Monster, Careerbuilder, Hotjobs – Are they obsolete?
The recruiting-specific publications won’t let me mention “Monster” or “Hotjobs” by name due to the fact these companies provide most of the sponsorship to most state, regional, and national recruiting conferences and trade shows.
But that’s what my little “Corner” is for … speaking up on that which others won’t allow me to speak up on.
These sites, in particular monster.com – have become mind-numbingly frustrating to use. If you really want to experience waterboarding-like torture – try posting an ad on Monster! Read on learn why these sites risk being extinct.
ONLINE JOB SITES
Are they becoming obsolete?
Just a two Saturdays ago I realized that web-based job advertising boards are sorely falling behind compared to the incessant advancement of other technologies.
When I spent two full hours just to place four ads, two of which were carbon copies of the first pair! With only titles and geographic location changes for the second two … I knew that something was wrong.
Not only was it too time-consuming … but the drop-down menus rarely worked and the built-in editor destroyed fonts I had set as well as usurping and resetting all my formatting when the final ad appeared with three sets of incompatible fonts! Two of which I NEVER even used in the original AD !!!
Why did it take so long?
Why does the active server pages (ASP) design slow down each entry to a crawl?
Back around 1998 it took me … and I type sixty-five words per minute (faster than most recruiters) … around 20 minutes for one single one-page ad.
I could easily knock out three well-written ads with poetic flourish in one hour or less. It was no problem to do so while including editing, proofing, and spell-checking. And I could drink my coffee and eat a corn muffin at the same time while answering the phones!
Fast forward eleven years and the top three major job seem to have gotten worse than they originally were in terms of a user (employer, job-ad-poster) experience.
As the sites cram more elaborate, time consuming, and resource-craving and bandwidth guzzling gunk into their pages – the slower the experience becomes to the end user: Me.
As for customer service? It’s abysmal. Despite the fact we pay tens of thousands per year combined for national accounts on some of these sites. I could have put a down payment on a nice car instead and have much less “agita”.
With active server pages, php, and more “advanced” technology crammed into the website I was using (Monster – there I said it) I experienced crashing then restarting (of the ad) and cumbersome dropdown boxes and dialog boxes that stalled the process to a head-banging and hair-pulling crawl.
This didn’t happen once. But it happens every single time whether I use my laptop, desktop, wi-fi connection, or whether I’m on T1 or cable broadband. So I know its not just me.

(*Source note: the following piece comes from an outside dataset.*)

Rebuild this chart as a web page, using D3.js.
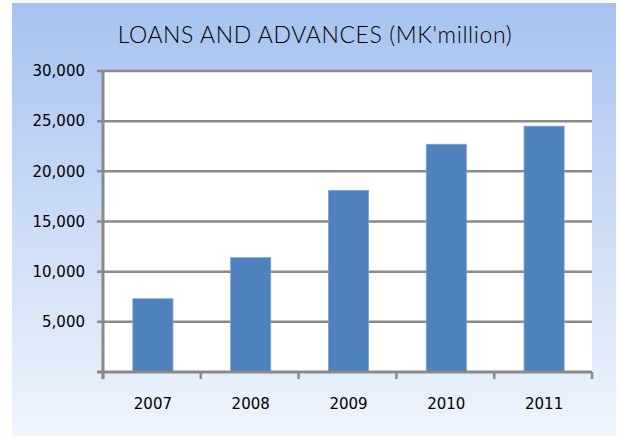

Here are just a few of the specific annoying, time-consuming and mind-numbing experiences I went through with one of the national job sites during the last few months:
Entire ad crashed just as I was about to click “continue” to select geographic areas and categories
Geographic areas have to be manually scrolled through. No automated way (hint: using keystrokes) of finding cities or sections of cities (Example there are about four or five choices for Boston, but first you must scroll down to fifty states (after selecting U.S.) “Massachusetts” then manually choose from hundreds of city choices “Boston” before zooming in on your city sector)
Categories are a mess. If I click “Insurance” it should automatically open up categories relating to insurance. Yet it did not even provide “underwriting” as a choice. I had to hack the system and fool it to be able to move on. It insisted underwriting was related to accounting.
NY Times Ad Option crashed – For $85.00 I could place an ad in the New York Times on Sunday. Great. I clicked yes, typed in my four line ad – and poof! It disappeared just after I had it set up to my idea of tasteful perfection!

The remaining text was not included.